* RECORDS TO PROCESS
===============

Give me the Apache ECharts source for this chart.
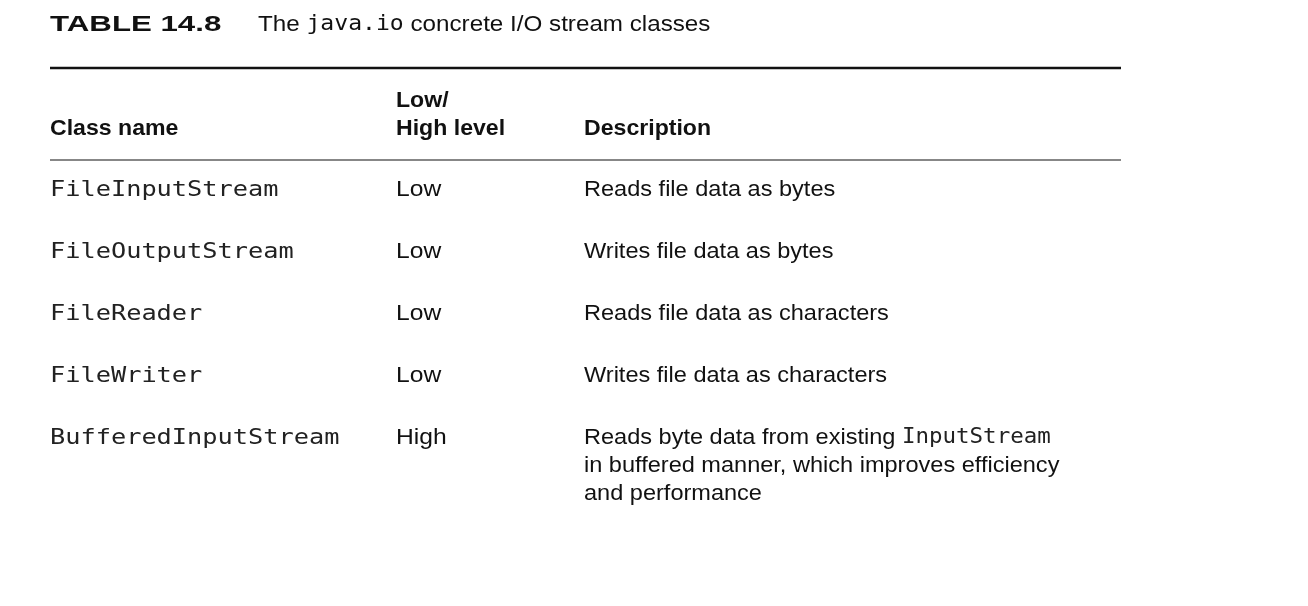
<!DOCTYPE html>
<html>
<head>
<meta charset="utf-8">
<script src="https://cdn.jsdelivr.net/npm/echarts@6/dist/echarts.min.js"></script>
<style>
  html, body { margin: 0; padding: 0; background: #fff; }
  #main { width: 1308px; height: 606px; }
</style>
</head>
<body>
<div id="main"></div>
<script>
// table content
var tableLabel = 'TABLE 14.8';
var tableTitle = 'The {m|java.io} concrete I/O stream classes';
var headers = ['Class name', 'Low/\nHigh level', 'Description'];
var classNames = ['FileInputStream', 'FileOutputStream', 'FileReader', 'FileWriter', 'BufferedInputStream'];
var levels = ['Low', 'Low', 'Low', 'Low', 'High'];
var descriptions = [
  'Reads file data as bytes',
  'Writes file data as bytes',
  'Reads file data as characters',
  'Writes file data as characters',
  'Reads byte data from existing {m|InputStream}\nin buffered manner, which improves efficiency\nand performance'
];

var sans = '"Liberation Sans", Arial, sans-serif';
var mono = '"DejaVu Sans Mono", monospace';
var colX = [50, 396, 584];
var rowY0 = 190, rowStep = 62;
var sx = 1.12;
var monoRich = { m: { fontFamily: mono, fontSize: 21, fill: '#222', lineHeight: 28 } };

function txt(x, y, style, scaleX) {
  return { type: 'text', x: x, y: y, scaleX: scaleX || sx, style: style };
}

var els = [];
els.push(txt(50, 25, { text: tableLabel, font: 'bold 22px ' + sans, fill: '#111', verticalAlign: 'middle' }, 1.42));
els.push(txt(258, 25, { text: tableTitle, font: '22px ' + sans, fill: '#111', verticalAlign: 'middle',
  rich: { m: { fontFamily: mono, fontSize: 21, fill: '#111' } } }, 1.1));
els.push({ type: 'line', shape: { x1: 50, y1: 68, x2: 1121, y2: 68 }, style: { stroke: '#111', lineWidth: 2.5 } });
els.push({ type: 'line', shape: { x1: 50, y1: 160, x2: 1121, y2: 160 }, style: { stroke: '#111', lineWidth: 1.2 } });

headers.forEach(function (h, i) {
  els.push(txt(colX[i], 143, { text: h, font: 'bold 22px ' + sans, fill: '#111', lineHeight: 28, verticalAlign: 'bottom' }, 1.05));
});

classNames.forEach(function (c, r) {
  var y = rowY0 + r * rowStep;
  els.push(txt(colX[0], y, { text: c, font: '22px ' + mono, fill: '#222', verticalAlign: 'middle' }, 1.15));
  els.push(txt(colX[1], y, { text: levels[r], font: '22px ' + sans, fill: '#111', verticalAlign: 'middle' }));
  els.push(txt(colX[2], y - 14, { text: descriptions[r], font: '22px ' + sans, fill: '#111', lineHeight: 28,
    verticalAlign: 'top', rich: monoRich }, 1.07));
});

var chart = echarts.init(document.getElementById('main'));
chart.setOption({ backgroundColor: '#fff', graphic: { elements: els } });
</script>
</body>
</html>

===============

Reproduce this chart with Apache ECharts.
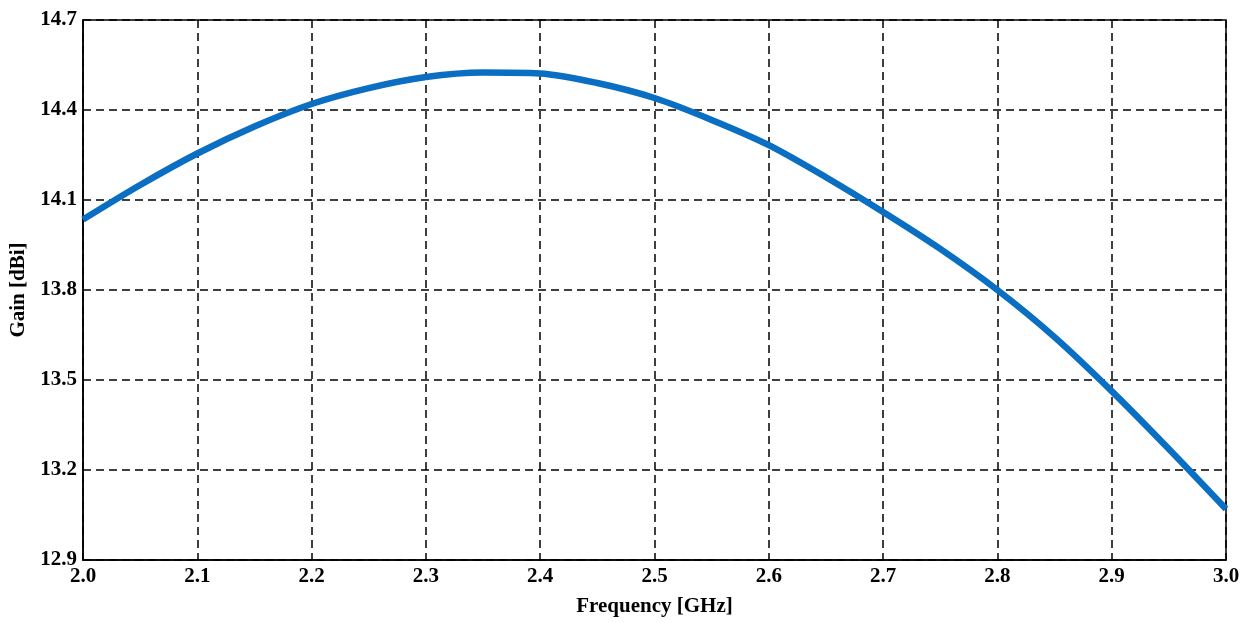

===============

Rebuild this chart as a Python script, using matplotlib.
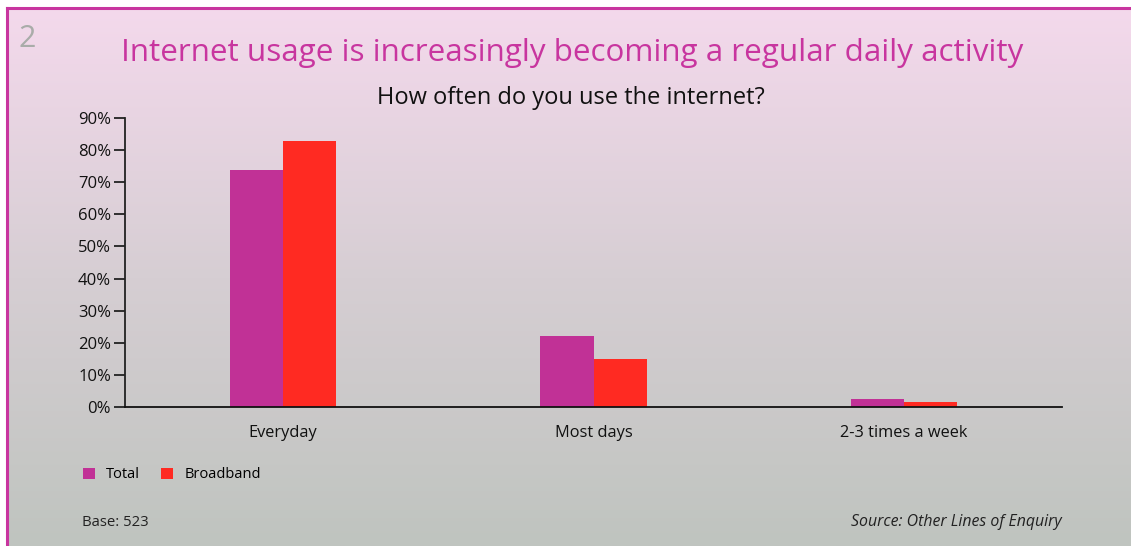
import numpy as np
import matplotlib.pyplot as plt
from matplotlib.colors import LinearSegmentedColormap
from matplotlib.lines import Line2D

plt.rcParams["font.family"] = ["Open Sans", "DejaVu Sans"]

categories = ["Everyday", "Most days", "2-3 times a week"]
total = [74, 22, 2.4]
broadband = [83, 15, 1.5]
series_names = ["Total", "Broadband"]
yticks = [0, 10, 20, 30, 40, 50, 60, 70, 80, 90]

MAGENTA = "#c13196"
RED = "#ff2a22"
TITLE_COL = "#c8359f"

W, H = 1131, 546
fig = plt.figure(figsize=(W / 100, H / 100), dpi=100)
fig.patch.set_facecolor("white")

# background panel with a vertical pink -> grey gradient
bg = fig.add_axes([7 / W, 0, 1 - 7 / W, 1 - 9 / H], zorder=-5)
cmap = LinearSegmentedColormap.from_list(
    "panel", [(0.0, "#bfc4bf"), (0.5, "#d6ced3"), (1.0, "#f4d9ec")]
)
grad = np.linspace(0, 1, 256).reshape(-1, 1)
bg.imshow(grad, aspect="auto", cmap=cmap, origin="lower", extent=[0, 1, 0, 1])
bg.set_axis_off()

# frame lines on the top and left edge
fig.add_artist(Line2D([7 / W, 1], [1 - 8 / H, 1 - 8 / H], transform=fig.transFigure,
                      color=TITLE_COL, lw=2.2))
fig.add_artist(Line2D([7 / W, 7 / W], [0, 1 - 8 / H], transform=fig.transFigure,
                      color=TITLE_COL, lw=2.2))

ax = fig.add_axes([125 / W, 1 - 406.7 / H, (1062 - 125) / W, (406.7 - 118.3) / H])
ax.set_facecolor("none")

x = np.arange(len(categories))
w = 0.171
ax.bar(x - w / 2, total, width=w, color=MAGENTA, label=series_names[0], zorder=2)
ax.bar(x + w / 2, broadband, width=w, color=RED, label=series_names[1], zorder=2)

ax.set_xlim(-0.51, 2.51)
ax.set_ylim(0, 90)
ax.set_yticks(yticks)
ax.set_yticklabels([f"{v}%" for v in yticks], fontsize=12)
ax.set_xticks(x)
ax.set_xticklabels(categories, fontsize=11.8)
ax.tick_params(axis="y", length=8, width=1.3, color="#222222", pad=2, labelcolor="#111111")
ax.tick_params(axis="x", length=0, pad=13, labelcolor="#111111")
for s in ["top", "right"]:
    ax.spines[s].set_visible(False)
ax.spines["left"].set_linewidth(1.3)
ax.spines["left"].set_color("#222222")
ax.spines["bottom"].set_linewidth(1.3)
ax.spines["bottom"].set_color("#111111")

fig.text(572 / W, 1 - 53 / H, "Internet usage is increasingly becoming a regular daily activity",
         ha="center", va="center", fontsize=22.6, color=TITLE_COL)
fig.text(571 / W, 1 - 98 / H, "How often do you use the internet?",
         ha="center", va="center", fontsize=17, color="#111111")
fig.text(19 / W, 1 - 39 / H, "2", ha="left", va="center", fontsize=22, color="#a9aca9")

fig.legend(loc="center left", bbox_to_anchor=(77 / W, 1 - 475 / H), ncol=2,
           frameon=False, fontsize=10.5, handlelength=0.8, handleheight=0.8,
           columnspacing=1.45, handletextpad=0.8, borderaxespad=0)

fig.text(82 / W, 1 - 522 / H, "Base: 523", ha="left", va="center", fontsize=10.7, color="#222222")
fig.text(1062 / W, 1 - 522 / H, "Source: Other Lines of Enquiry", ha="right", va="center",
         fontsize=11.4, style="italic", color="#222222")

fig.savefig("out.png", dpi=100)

===============

Respond with nothing but the number of lines in the entries that contain the string "this".

3